◆ Stated task
Write out every entry precisely as given, leaving the pictures out.

◆ Entries with chart source code

============

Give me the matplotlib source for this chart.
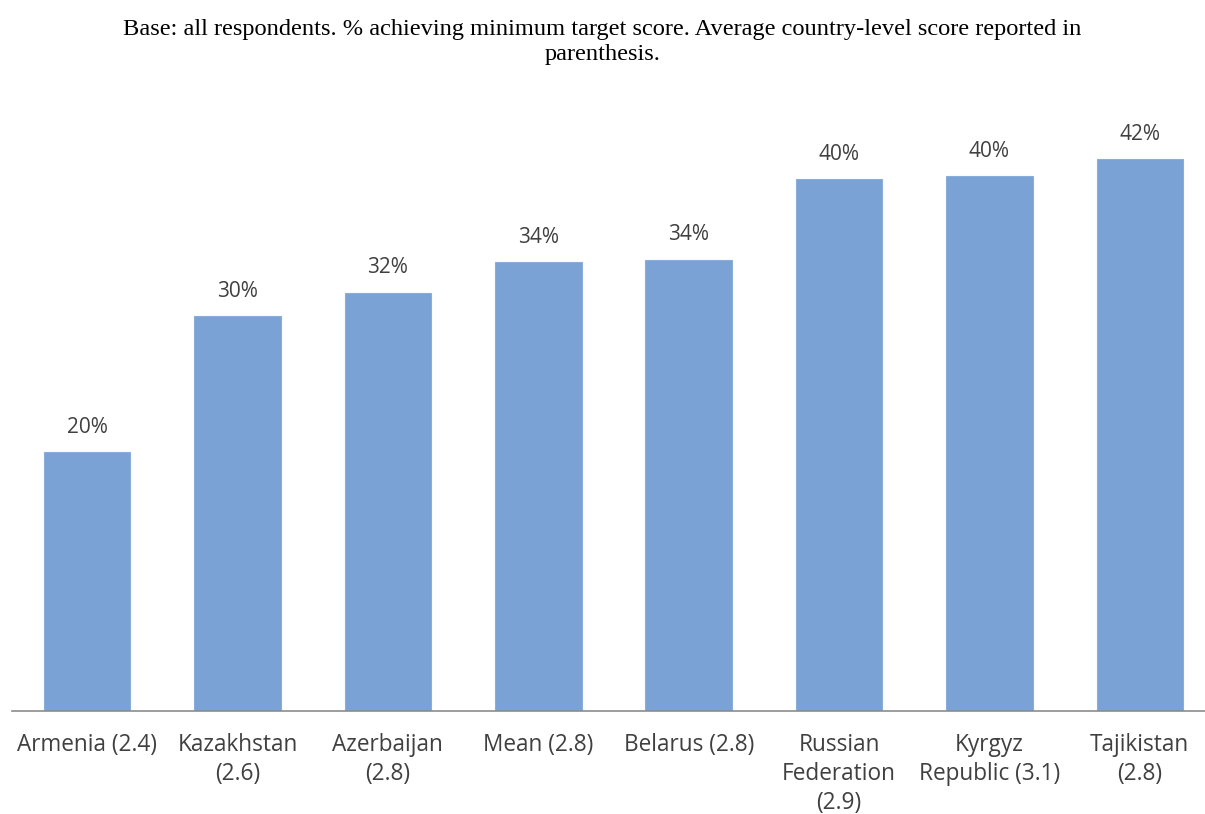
import matplotlib
matplotlib.use("Agg")
import matplotlib.pyplot as plt

categories = ["Armenia (2.4)", "Kazakhstan\n(2.6)", "Azerbaijan\n(2.8)", "Mean (2.8)",
              "Belarus (2.8)", "Russian\nFederation\n(2.9)", "Kyrgyz\nRepublic (3.1)",
              "Tajikistan\n(2.8)"]
pct_achieving = [19.6, 29.9, 31.7, 34.0, 34.2, 40.3, 40.5, 41.8]

fig = plt.figure(figsize=(12.05, 8.14), dpi=100)
ax = fig.add_axes([12 / 1205, (814 - 711) / 814, 1203 / 1205, 594 / 814])

x = list(range(len(categories)))
bars = ax.bar(x, pct_achieving, width=0.575, color="#7ba2d5", edgecolor="#8aaedc", linewidth=0.8)

for xi, v in zip(x, pct_achieving):
    ax.text(xi, v + 1.1, f"{v:.0f}%", ha="center", va="bottom",
            fontsize=15, family="Open Sans", color="#404040")

ax.set_xlim(-0.5, 7.5)
ax.set_ylim(0, 45)
ax.set_xticks(x)
ax.set_xticklabels(categories, fontsize=16.3, family="Open Sans", color="#404040", linespacing=1.27)
ax.tick_params(axis="x", length=0, pad=16)
ax.set_yticks([])
for side in ("top", "right", "left"):
    ax.spines[side].set_visible(False)
ax.spines["bottom"].set_color("#8c8c8c")
ax.spines["bottom"].set_linewidth(1.2)

fig.text(0.5, 1 - 42 / 814,
         "Base: all respondents. % achieving minimum target score. Average country-level score reported in\nparenthesis.",
         ha="center", va="center", fontsize=17.6, family="Liberation Serif", color="#000000",
         linespacing=1.28)

fig.savefig("out.png", dpi=100, facecolor="white")
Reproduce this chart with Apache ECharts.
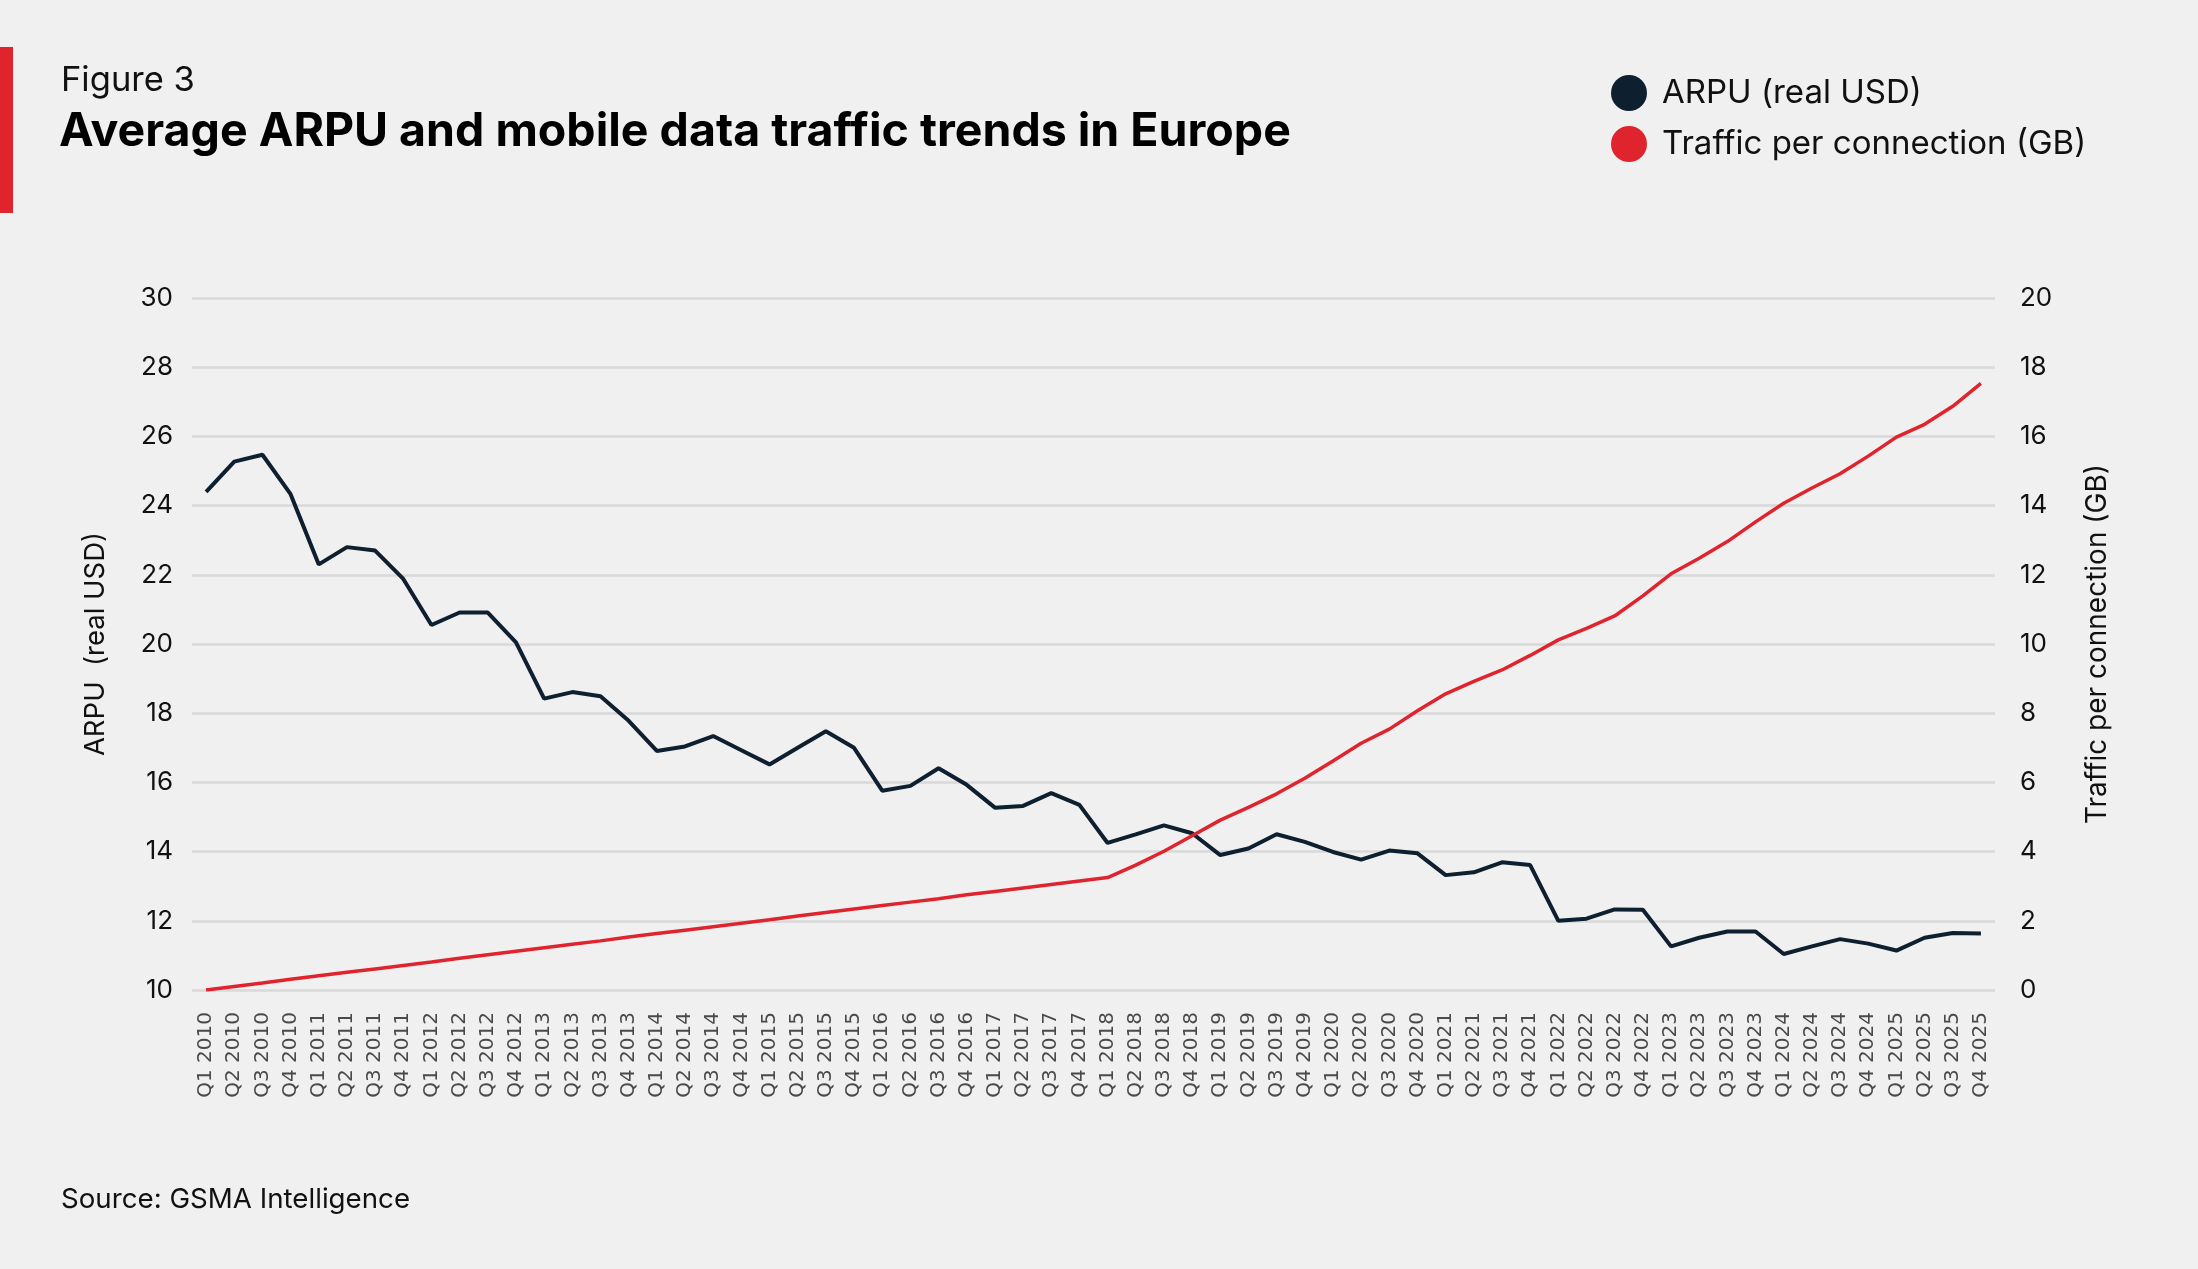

============

◆ Finished exercise
Give me the matplotlib source for this chart.
import matplotlib
matplotlib.use("Agg")
import matplotlib.pyplot as plt

categories = ["Armenia (2.4)", "Kazakhstan\n(2.6)", "Azerbaijan\n(2.8)", "Mean (2.8)",
              "Belarus (2.8)", "Russian\nFederation\n(2.9)", "Kyrgyz\nRepublic (3.1)",
              "Tajikistan\n(2.8)"]
pct_achieving = [19.6, 29.9, 31.7, 34.0, 34.2, 40.3, 40.5, 41.8]

fig = plt.figure(figsize=(12.05, 8.14), dpi=100)
ax = fig.add_axes([12 / 1205, (814 - 711) / 814, 1203 / 1205, 594 / 814])

x = list(range(len(categories)))
bars = ax.bar(x, pct_achieving, width=0.575, color="#7ba2d5", edgecolor="#8aaedc", linewidth=0.8)

for xi, v in zip(x, pct_achieving):
    ax.text(xi, v + 1.1, f"{v:.0f}%", ha="center", va="bottom",
            fontsize=15, family="Open Sans", color="#404040")

ax.set_xlim(-0.5, 7.5)
ax.set_ylim(0, 45)
ax.set_xticks(x)
ax.set_xticklabels(categories, fontsize=16.3, family="Open Sans", color="#404040", linespacing=1.27)
ax.tick_params(axis="x", length=0, pad=16)
ax.set_yticks([])
for side in ("top", "right", "left"):
    ax.spines[side].set_visible(False)
ax.spines["bottom"].set_color("#8c8c8c")
ax.spines["bottom"].set_linewidth(1.2)

fig.text(0.5, 1 - 42 / 814,
         "Base: all respondents. % achieving minimum target score. Average country-level score reported in\nparenthesis.",
         ha="center", va="center", fontsize=17.6, family="Liberation Serif", color="#000000",
         linespacing=1.28)

fig.savefig("out.png", dpi=100, facecolor="white")
Reproduce this chart with Apache ECharts.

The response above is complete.